On her last night out, the Italian Liner Andrea Doria sliced through a gentle ocean, and an awesome wall of North Atlantic fog closed in around her. But the ship's mood as she neared the U.S. was fog-free and gay. A movie (Foxfire) was running in one of Andrea Doria's four theaters; in the plush, boat deck Belvedere lounge, dancers swayed to the rhythms of an eight-piece orchestra. Their last song: Arrivederci, Roma. In the cardrooms, bridge foursomes pondered hands. On deck late strollers tasted the mist and sniffed for land smells. Below, passageways were lined with baggage already packed and prepared for customs. Some passengers had retired early, and were already lulled to sleep by the soothing roll and the sea sounds.
Eight days earlier the fast and fancy three-year-old Andrea Doria had departed her home port of Genoa and headed for Cannes, Naples and Gibraltar. Leaving the Rock, the 29,000-ton liner raced westward on her 101st Atlantic crossing. For Captain Piero Calamai and his crew it wa's; routine. For the businessmen, the priests and nuns returning from Rome, the Italian-Americans ending old-country visits, the immigrants bound for the golden shore, the crossing was an event.
On the Upper Edge. Not many miles away, passengers aboard the Swedish-American liner Stockholm were testing their first night at sea. The 12,644-ton Stockholm, more tourist than tony, had sailed shortly before noon that day from Manhattan for Copenhagen. After she slipped out into the Hudson River, she idled in the stream while the larger (44,356 tons) lie de France swung from her pier down the Hudson. Then in file the two ships moved past Manhattan's towers, out through the Narrows into the open sea. By 11 p.m. Stockholm, lie de France and Andrea Doria were all churning through the busy, often angry water south of Nantucket, known as "the Times Square of the North Atlantic."
Through the stretch of the Atlantic, from Sheepshead Bay to the Nantucket bearing and beyond, runs Track Charlie, at this time of the year one of the principal transatlantic shipping lanes. By routine but not rule, westbound vessels follow the northern side of Track Charlie, eastbound ships the southern. But that evening the eastbound Stockholm was holding to the northern edge. On a clear night the course holds no serious hazard. But for three days fog had covered the sea from Newfoundland's banks down to Nantucket. The view from a ship's bridge was scarcely farther than the bow. Radar sets searched the seas ahead, but longtime masters with tight schedules reduced speed only slightly for foul weather.
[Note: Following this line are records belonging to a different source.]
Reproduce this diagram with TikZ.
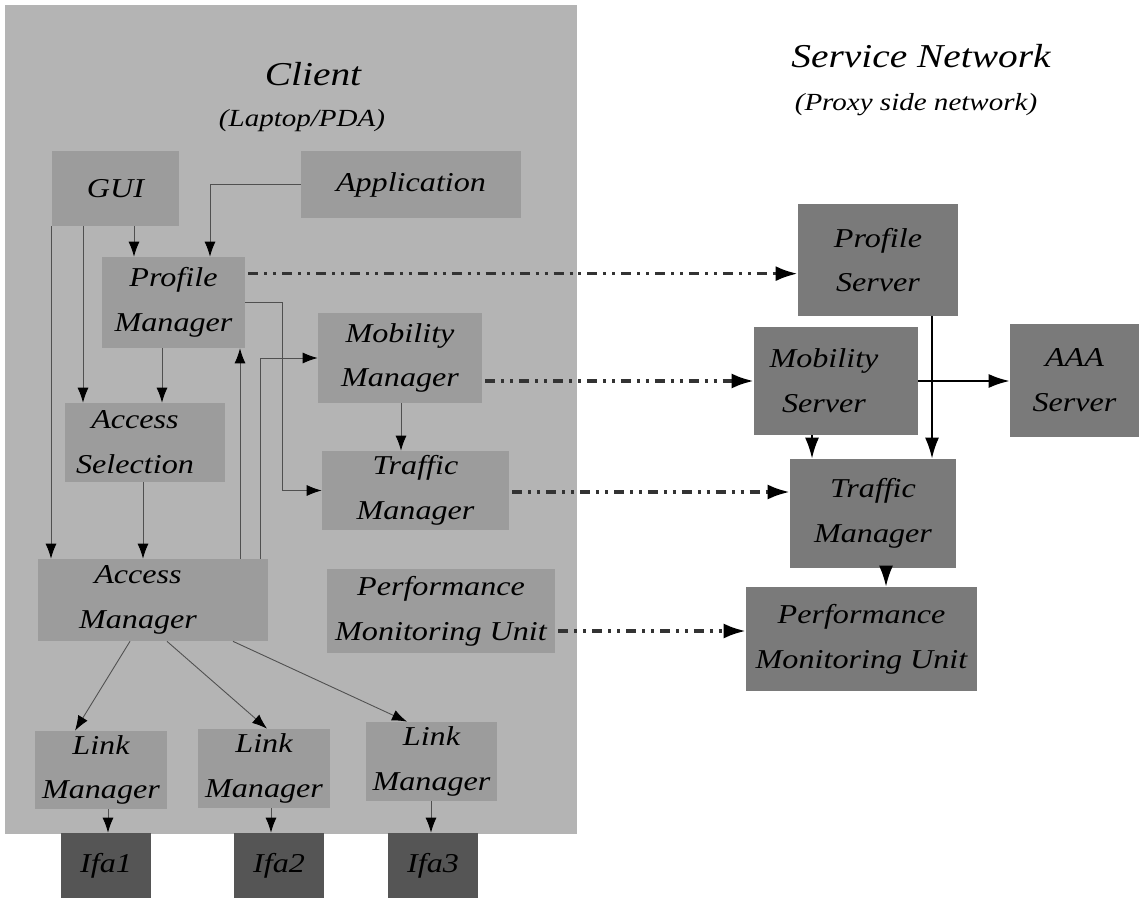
\documentclass[tikz,border=0pt]{standalone}
\usepackage{fontspec}
\setmainfont{Liberation Serif}[FakeStretch=1.18]
\usetikzlibrary{arrows.meta,calc}
\definecolor{clientbg}{HTML}{B4B4B4}
\definecolor{innerbox}{HTML}{9C9C9C}
\definecolor{serverbox}{HTML}{7A7A7A}
\definecolor{ifabox}{HTML}{555555}
\definecolor{thinline}{HTML}{505050}
\definecolor{dashline}{HTML}{333333}
\newcommand\boxfont{\fontsize{15.5}{25.5}\selectfont\itshape}
\newcommand\titlefont{\fontsize{19}{23}\selectfont\itshape}
\newcommand\subtitlefont{\fontsize{14}{17}\selectfont\itshape}
\newcommand\pushleft[1]{\hspace*{#1}}
\begin{document}
\begin{tikzpicture}[x=0.02cm,y=-0.02cm,
  inbox/.style={fill=innerbox, inner sep=0pt, align=center, font=\boxfont, text=black},
  srvbox/.style={fill=serverbox, inner sep=0pt, align=center, font=\boxfont, text=black},
  ifab/.style={fill=ifabox, inner sep=0pt, align=center, font=\boxfont, text=black},
  conn/.style={draw=thinline, line width=0.5pt, -{Latex[length=0.3cm,width=0.22cm,color=black]}},
  srvconn/.style={draw=black, line width=1.2pt, -{Latex[length=0.42cm,width=0.28cm]}},
  dashconn/.style={draw=dashline, line width=1.8pt,
    dash pattern=on 5.7pt off 3.4pt on 1.7pt off 3.4pt on 1.7pt off 3.4pt,
    -{Latex[length=0.44cm,width=0.3cm,color=black]}}]
\useasboundingbox (0,0) rectangle (1139,898);
\fill[white] (0,0) rectangle (1139,898);

% client background
\node[fill=clientbg, inner sep=0pt, minimum width=11.44cm, minimum height=16.58cm] (client) at (291,419.5) {};

% titles
\node[anchor=base, font=\titlefont] (ctitle) at (313,86) {Client};
\node[anchor=base, font=\subtitlefont] (csub) at (302,127) {(Laptop/PDA)};
\node[anchor=base, font=\titlefont] (stitle) at (921,68) {Service Network};
\node[anchor=base, font=\subtitlefont] (ssub) at (916,111) {(Proxy side network)};

% client boxes
\node[inbox, minimum width=2.54cm, minimum height=1.5cm] (gui) at (115.5,188.5) {GUI};
\node[inbox, minimum width=4.4cm, minimum height=1.34cm] (app) at (411,184.5) {Application};
\node[inbox, minimum width=2.86cm, minimum height=1.82cm] (pm) at (173.5,302.5) {Profile\\Manager};
\node[inbox, minimum width=3.28cm, minimum height=1.8cm] (mm) at (400,358) {Mobility\\Manager};
\node[inbox, minimum width=3.2cm, minimum height=1.58cm] (as) at (145,442.5) {Access\pushleft{0.4cm}\\Selection\pushleft{0.4cm}};
\node[inbox, minimum width=3.74cm, minimum height=1.58cm] (tm) at (415.5,490.5) {Traffic\\Manager};
\node[inbox, minimum width=4.6cm, minimum height=1.64cm] (am) at (153,600) {Access\pushleft{0.6cm}\\Manager\pushleft{0.6cm}};
\node[inbox, minimum width=4.56cm, minimum height=1.68cm] (pmuc) at (441,611) {Performance\\Monitoring Unit};
\node[inbox, minimum width=2.64cm, minimum height=1.56cm] (lm1) at (101,770) {Link\\Manager};
\node[inbox, minimum width=2.64cm, minimum height=1.58cm] (lm2) at (264,768.5) {Link\\Manager};
\node[inbox, minimum width=2.62cm, minimum height=1.58cm] (lm3) at (431.5,761.5) {Link\\Manager};
\node[ifab, minimum width=1.8cm, minimum height=1.3cm] (ifa1) at (106,865.5) {Ifa1};
\node[ifab, minimum width=1.8cm, minimum height=1.3cm] (ifa2) at (279,865.5) {Ifa2};
\node[ifab, minimum width=1.8cm, minimum height=1.3cm] (ifa3) at (433,865.5) {Ifa3};

% server boxes
\node[srvbox, minimum width=3.2cm, minimum height=2.24cm] (ps) at (878,260) {Profile\\Server};
\node[srvbox, minimum width=3.28cm, minimum height=2.16cm] (ms) at (836,381) {Mobility\pushleft{0.48cm}\\Server\pushleft{0.48cm}};
\node[srvbox, minimum width=2.58cm, minimum height=2.26cm] (aaa) at (1074.5,380.5) {AAA\\Server};
\node[srvbox, minimum width=3.32cm, minimum height=2.18cm] (tms) at (873,513.5) {Traffic\\Manager};
\node[srvbox, minimum width=4.62cm, minimum height=2.08cm] (pmus) at (861.5,639) {Performance\\Monitoring Unit};

% helper coordinates
\coordinate (g1) at ($(gui.south)+(18.5,0)$);
\coordinate (g2) at ($(gui.south)+(-32.5,0)$);
\coordinate (g3) at ($(gui.south)+(-64.5,0)$);
\coordinate (p1) at ($(pm.south)+(-11.5,0)$);
\coordinate (pt) at ($(pm.north)+(36.5,0)$);
\coordinate (a1) at ($(am.north)+(87,0)$);
\coordinate (a2) at ($(am.north)+(107,0)$);
\coordinate (s1) at ($(as.south)+(-2,0)$);
\coordinate (m1) at ($(mm.south)+(1,0)$);
\coordinate (l1) at ($(lm1.south)+(7,0)$);
\coordinate (l2) at ($(lm2.south)+(7,0)$);
\coordinate (l3) at ($(lm3.south)+(-0.5,0)$);
\coordinate (d1) at ($(pm.north east)+(3,17)$);
\coordinate (d2) at ($(mm.east)+(3,23)$);
\coordinate (d3) at ($(tm.east)+(3,1.5)$);
\coordinate (d4) at ($(pmuc.east)+(3,20)$);
\coordinate (v1) at ($(ps.south)+(54,0)$);
\coordinate (v2) at ($(ms.south)+(-24,0)$);
\coordinate (v3) at ($(tms.south)+(13,0)$);

% client connectors
\draw[conn] (app.west) -| (pt);
\draw[conn] (g1) -- (g1 |- pm.north);
\draw[conn] (g2) -- (g2 |- as.north);
\draw[conn] (g3) -- (g3 |- am.north);
\draw[conn] (p1) -- (p1 |- as.north);
\draw[conn] (pm.east) -- ++(37.5,0) |- (tm.west);
\draw[conn] (a1) -- (a1 |- pm.south);
\draw[conn] (a2) |- (mm.west);
\draw[conn] (s1) -- (s1 |- am.north);
\draw[conn] (m1) -- (m1 |- tm.north);
\draw[conn] ($(am.south)+(-23,0)$) -- ($(lm1.north)+(-26,0)$);
\draw[conn] ($(am.south)+(14,0)$) -- ($(lm2.north)+(3,0)$);
\draw[conn] ($(am.south)+(80,0)$) -- ($(lm3.north)+(-24.5,0)$);
\draw[conn] (l1) -- (l1 |- ifa1.north);
\draw[conn] (l2) -- (l2 |- ifa2.north);
\draw[conn] (l3) -- (l3 |- ifa3.north);

% dash-dot connectors
\draw[dashconn] (d1) -- (d1 -| ps.west);
\draw[dashconn] (d2) -- (d2 -| ms.west);
\draw[dashconn] (d3) -- (d3 -| tms.west);
\draw[dashconn] (d4) -- (d4 -| pmus.west);

% server connectors
\draw[srvconn] (v1) -- (v1 |- tms.north);
\draw[srvconn] (ms.east) -- (ms.east -| aaa.west);
\draw[srvconn] (v2) -- (v2 |- tms.north);
\draw[srvconn] (v3) -- (v3 |- pmus.north);
\end{tikzpicture}
\end{document}
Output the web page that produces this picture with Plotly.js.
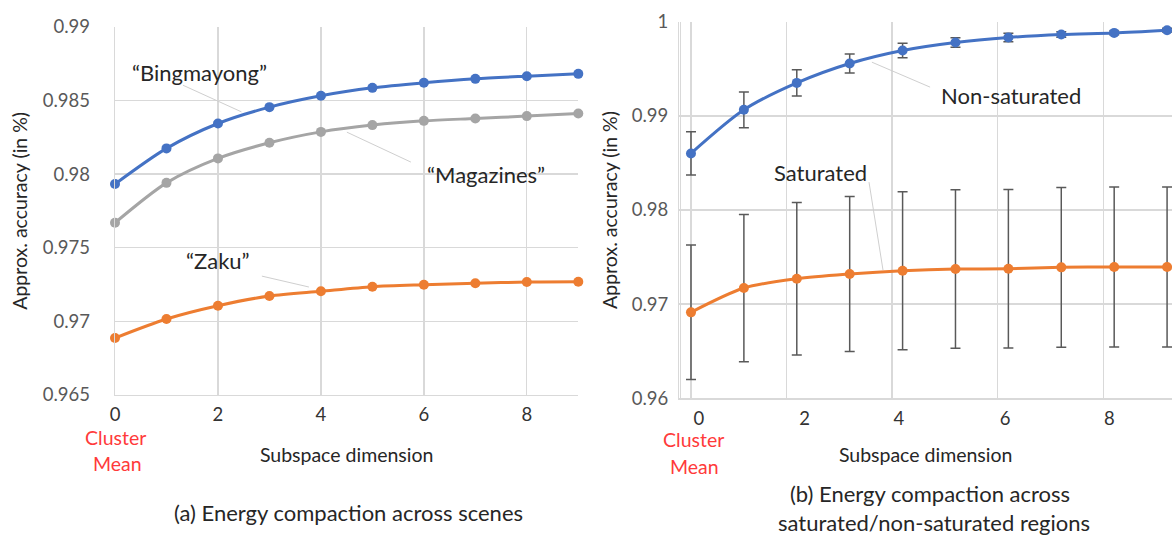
<!DOCTYPE html>
<html>
<head>
<meta charset="utf-8">
<script src="https://cdn.plot.ly/plotly-3.0.1.min.js"></script>
<style>
  html, body { margin: 0; padding: 0; background: #ffffff; }
  #chart { width: 1172px; height: 535px; }
</style>
</head>
<body>
<div id="chart"></div>
<script>
// ---------- data ----------
const subspaceDims = [0, 1, 2, 3, 4, 5, 6, 7, 8, 9];

// (a) energy compaction across scenes
const bingmayong = [0.97932, 0.98174, 0.98343, 0.98454, 0.98531, 0.98585, 0.98619, 0.98646, 0.98664, 0.98680];
const magazines  = [0.97669, 0.97940, 0.98106, 0.98212, 0.98286, 0.98332, 0.98361, 0.98377, 0.98393, 0.98411];
const zaku       = [0.96887, 0.97016, 0.97106, 0.97172, 0.97204, 0.97235, 0.97248, 0.97258, 0.97267, 0.97269];

// (b) energy compaction across saturated / non-saturated regions
const nonSaturated    = [0.98601, 0.99064, 0.99350, 0.99556, 0.99694, 0.99779, 0.99832, 0.99864, 0.99881, 0.99910];
const nonSaturatedErr = [0.00230, 0.00190, 0.00140, 0.00100, 0.00078, 0.00050, 0.00045, 0.00030, 0.00020, 0.00020];
const saturated       = [0.96913, 0.97171, 0.97270, 0.97320, 0.97355, 0.97373, 0.97376, 0.97391, 0.97394, 0.97394];
const saturatedErr    = [0.00714, 0.00782, 0.00810, 0.00824, 0.00840, 0.00842, 0.00842, 0.00849, 0.00849, 0.00849];

// tick labels
const leftYTickVals  = [0.965, 0.97, 0.975, 0.98, 0.985, 0.99];
const leftYTickText  = ['0.965', '0.97', '0.975', '0.98', '0.985', '0.99'];
const rightYTickVals = [0.96, 0.97, 0.98, 0.99, 1];
const rightYTickText = ['0.96', '0.97', '0.98', '0.99', '1'];
const xTickText      = ['0', '2', '4', '6', '8'];

// ---------- style ----------
const FONT = 'Lato, "Noto Sans", sans-serif';
const BLUE = '#4472C4', GRAY = '#A5A5A5', ORANGE = '#ED7D31';
const GRID = '#d9d9d9';
const TICKCOL = '#595959';
const TEXTCOL = '#262626';
const RED = '#ff3a3a';
const LEADER = '#cfcfcf';

function lineTrace(y, color, name, xa, ya, err) {
  const t = {
    x: subspaceDims, y: y, name: name, xaxis: xa, yaxis: ya,
    type: 'scatter', mode: 'lines+markers',
    line: { color: color, width: 3, shape: 'spline', smoothing: 0.8 },
    marker: { color: color, size: 10 },
    cliponaxis: false, showlegend: false
  };
  if (err) {
    t.error_y = { type: 'data', array: err, visible: true, color: '#595959', thickness: 1.5, width: 5 };
  }
  return t;
}

const data = [
  lineTrace(magazines, GRAY, '“Magazines”', 'x', 'y'),
  lineTrace(zaku, ORANGE, '“Zaku”', 'x', 'y'),
  lineTrace(bingmayong, BLUE, '“Bingmayong”', 'x', 'y'),
  lineTrace(saturated, ORANGE, 'Saturated', 'x2', 'y2', saturatedErr),
  lineTrace(nonSaturated, BLUE, 'Non-saturated', 'x2', 'y2', nonSaturatedErr)
];

const W = 1172, H = 535, MT = 21, MB = 136;
const PH = H - MT - MB;
const px = v => v / W;
const py = v => (H - MB - v) / PH;

const tickFont = { family: FONT, size: 18.5, color: TICKCOL };
const xTickFont = { family: FONT, size: 18.5, color: '#333333' };
const titleFont = { family: FONT, size: 19.5, color: TEXTCOL };
const labelFont = { family: FONT, size: 22, color: TEXTCOL };
const redFont = { family: FONT, size: 19.5, color: RED };
const capFont = { family: FONT, size: 22, color: TEXTCOL };

function txt(x, y, text, font) {
  return { xref: 'paper', yref: 'paper', x: px(x), y: py(y), xanchor: 'center', yanchor: 'middle',
           text: text, showarrow: false, font: font, borderpad: 0 };
}
function dataTxt(xr, yr, x, y, text) {
  return { xref: xr, yref: yr, x: x, y: y, xanchor: 'center', yanchor: 'middle',
           text: text, showarrow: false, font: labelFont };
}
function leader(xr, yr, x0, y0, x1, y1) {
  return { type: 'line', xref: xr, yref: yr, x0: x0, y0: y0, x1: x1, y1: y1, line: { color: LEADER, width: 1 } };
}

const layout = {
  width: W, height: H,
  margin: { l: 0, r: 0, t: MT, b: MB },
  paper_bgcolor: '#ffffff', plot_bgcolor: '#ffffff',
  font: { family: FONT, color: TEXTCOL },
  showlegend: false,
  xaxis: {
    domain: [px(115), px(578.3)], anchor: 'y',
    range: [0, 9], tick0: 0, dtick: 2,
    showgrid: true, gridcolor: GRID, gridwidth: 1.3,
    zeroline: false, showline: true, linecolor: GRID, linewidth: 1.3,
    ticks: '', tickfont: xTickFont, ticklabelstandoff: 2,
    title: { text: 'Subspace dimension', font: titleFont, standoff: 24 }
  },
  yaxis: {
    domain: [py(395), py(26.7)], anchor: 'x',
    range: [0.965, 0.99], tickvals: leftYTickVals, ticktext: leftYTickText,
    showgrid: true, gridcolor: GRID, gridwidth: 1.3,
    zeroline: false, showline: true, linecolor: GRID, linewidth: 1.3,
    ticks: '', tickfont: tickFont, ticklabelstandoff: 20,
    title: { text: 'Approx. accuracy (in %)', font: titleFont, standoff: 10 }
  },
  xaxis2: {
    domain: [px(679.3), 1], anchor: 'y2',
    range: [-0.221, 9.093],
    tickmode: 'array', tickvals: [0.15, 2.15, 3.93, 5.94, 7.91], ticktext: xTickText,
    showgrid: false,
    minor: { tickmode: 'linear', tick0: -0.2, dtick: 2, showgrid: true, gridcolor: GRID, gridwidth: 1.3, ticks: '' },
    zeroline: true, zerolinecolor: GRID, zerolinewidth: 1.3,
    showline: true, linecolor: GRID, linewidth: 1.3,
    ticks: '', tickfont: xTickFont, ticklabelstandoff: 3,
    title: { text: 'Subspace dimension', font: titleFont, standoff: 20 }
  },
  yaxis2: {
    domain: [py(398.3), py(21.7)], anchor: 'x2',
    range: [0.96, 1.0], tickvals: rightYTickVals, ticktext: rightYTickText,
    showgrid: true, gridcolor: GRID, gridwidth: 1.3,
    zeroline: false, showline: true, linecolor: GRID, linewidth: 1.3,
    ticks: '', tickfont: tickFont, ticklabelstandoff: 6,
    title: { text: 'Approx. accuracy (in %)', font: titleFont, standoff: 9 }
  },
  shapes: [
    leader('x', 'y', 1.32, 0.98603, 2.456, 0.98422),
    leader('x', 'y', 4.505, 0.98284, 5.748, 0.98081),
    leader('x', 'y', 2.854, 0.97307, 3.767, 0.97233),
    leader('x2', 'y2', 3.42, 0.9957, 4.52, 0.99305),
    leader('x2', 'y2', 3.365, 0.98296, 3.63, 0.97362)
  ],
  annotations: [
    dataTxt('x', 'y', 1.65, 0.98691, '“Bingmayong”'),
    dataTxt('x', 'y', 7.20, 0.97999, '“Magazines”'),
    dataTxt('x', 'y', 2.0, 0.97416, '“Zaku”'),
    dataTxt('x2', 'y2', 6.05, 0.9922, 'Non-saturated'),
    dataTxt('x2', 'y2', 2.457, 0.98402, 'Saturated'),

    txt(115, 437, 'Cluster', redFont),
    txt(117, 463, 'Mean', redFont),
    txt(693, 440, 'Cluster', redFont),
    txt(694, 466, 'Mean', redFont),

    txt(348, 512, '(a) Energy compaction across scenes', capFont),
    txt(930, 493, '(b) Energy compaction across', capFont),
    txt(934, 522, 'saturated/non-saturated regions', capFont)
  ]
};

Plotly.newPlot('chart', data, layout, { displayModeBar: false, staticPlot: true });
</script>
</body>
</html>
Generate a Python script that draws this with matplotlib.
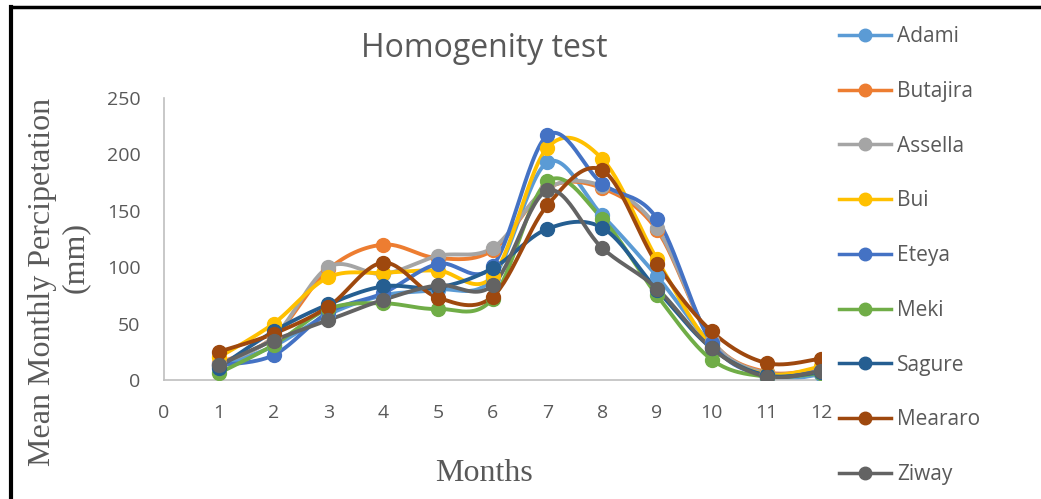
import numpy as np
import matplotlib
matplotlib.use("Agg")
import matplotlib.pyplot as plt
from matplotlib.lines import Line2D

# Mean monthly precipitation (mm) per station
months = [1, 2, 3, 4, 5, 6, 7, 8, 9, 10, 11, 12]
adami = [12, 30, 58, 75, 80, 90, 193, 146, 92, 32, 2, 5]
butajira = [15, 38, 98, 120, 108, 115, 170, 170, 133, 35, 7, 10]
assella = [14, 38, 100, 94, 110, 117, 170, 172, 135, 35, 6, 10]
bui = [20, 50, 91, 95, 97, 92, 206, 196, 107, 30, 5, 12]
eteya = [13, 22, 60, 77, 103, 101, 217, 174, 143, 33, 4, 8]
meki = [6, 31, 63, 68, 63, 72, 176, 143, 75, 18, 3, 6]
sagure = [11, 43, 67, 83, 82, 99, 134, 135, 80, 28, 4, 7]
meararo = [25, 41, 65, 104, 73, 74, 155, 186, 103, 43, 15, 19]
ziway = [13, 35, 53, 71, 84, 84, 168, 117, 81, 28, 3, 8]

stations = ["Adami", "Butajira", "Assella", "Bui", "Eteya", "Meki", "Sagure", "Meararo", "Ziway"]
series = [adami, butajira, assella, bui, eteya, meki, sagure, meararo, ziway]
colors = ["#5B9BD5", "#ED7D31", "#A5A5A5", "#FFC000", "#4472C4",
          "#70AD47", "#255E91", "#9E480E", "#636363"]

TEXT = "#595959"


def smooth(x, y, n=30):
    # Excel-like smoothed line: cubic Bezier with 1/6 tangent control points
    x = np.asarray(x, float)
    y = np.asarray(y, float)
    px = np.concatenate([[x[0]], x, [x[-1]]])
    py = np.concatenate([[y[0]], y, [y[-1]]])
    t = np.linspace(0, 1, n)[:, None]
    xs, ys = [], []
    for i in range(1, len(x)):
        p0 = np.array([px[i], py[i]])
        p3 = np.array([px[i + 1], py[i + 1]])
        c1 = p0 + (p3 - np.array([px[i - 1], py[i - 1]])) / 6
        c2 = p3 - (np.array([px[i + 2], py[i + 2]]) - p0) / 6
        pts = ((1 - t) ** 3) * p0 + 3 * ((1 - t) ** 2) * t * c1 + 3 * (1 - t) * t ** 2 * c2 + t ** 3 * p3
        xs.append(pts[:, 0])
        ys.append(pts[:, 1])
    return np.concatenate(xs), np.concatenate(ys)


fig = plt.figure(figsize=(10.41, 4.99), dpi=100)
ax = fig.add_axes([0.1575, 0.2385, 0.6315, 0.5651])

for name, vals, c in zip(stations, series, colors):
    sx, sy = smooth(months, vals)
    ax.plot(sx, sy, color=c, lw=2.8, solid_capstyle="round", zorder=2)
    ax.plot(months, vals, "o", color=c, ms=10, zorder=3)

ax.set_xlim(0, 12)
ax.set_ylim(0, 250)
ax.set_xticks(range(0, 13))
ax.set_yticks(range(0, 251, 50))
ax.tick_params(length=0, labelsize=14, colors=TEXT, pad=17)
for lab in ax.get_xticklabels() + ax.get_yticklabels():
    lab.set_fontfamily("Open Sans")
for s in ["top", "right"]:
    ax.spines[s].set_visible(False)
for s in ["left", "bottom"]:
    ax.spines[s].set_color("#BFBFBF")
    ax.spines[s].set_linewidth(1.2)

fig.text(0.465, 0.903, "Homogenity test", ha="center", va="center",
         fontsize=23, color=TEXT, family="Open Sans")
fig.text(0.465, 0.052, "Months", ha="center", va="center",
         fontsize=23, color=TEXT, family="Liberation Serif")
fig.text(0.041, 0.435, "Mean Monthly Percipetation", ha="center", va="center",
         rotation=90, fontsize=23, color=TEXT, family="Liberation Serif")
fig.text(0.072, 0.483, "(mm)", ha="center", va="center",
         rotation=90, fontsize=23, color=TEXT, family="Liberation Serif")

handles = [Line2D([], [], color=c, lw=2.5, marker="o", ms=9) for c in colors]
leg = fig.legend(handles, stations, loc="upper left", bbox_to_anchor=(0.788, 0.985),
                 frameon=False, handlelength=2.5, labelspacing=1.62,
                 prop={"family": "Open Sans", "size": 15}, handletextpad=0.3)
for t in leg.get_texts():
    t.set_color(TEXT)

# black frame on top and left
fig.add_artist(Line2D([0.0105, 1.0], [0.986, 0.986], color="black", lw=2.5,
                      transform=fig.transFigure))
fig.add_artist(Line2D([0.0105, 0.0105], [0.0, 0.986], color="black", lw=3,
                      transform=fig.transFigure))

fig.savefig("out.png", dpi=100)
Out of the Darkness. Shortly after 11 p.m. one of Andrea Doria's card players looked idly out of a starboard window and gasped. The cause of her sudden shock: eerie lights of another ship glinting and sprinting out of the darkness towards Andrea Doria. A moment later, with a grinding, crunching roar, Stockholm's knife-sharp prow (reinforced for ice in northern ports) ground 30 ft. deep into the starboard quarter of Andrea Doria, just abaft her flying bridge. Then, with a shudder and shower of sparks, the shivering vessels jerked apart.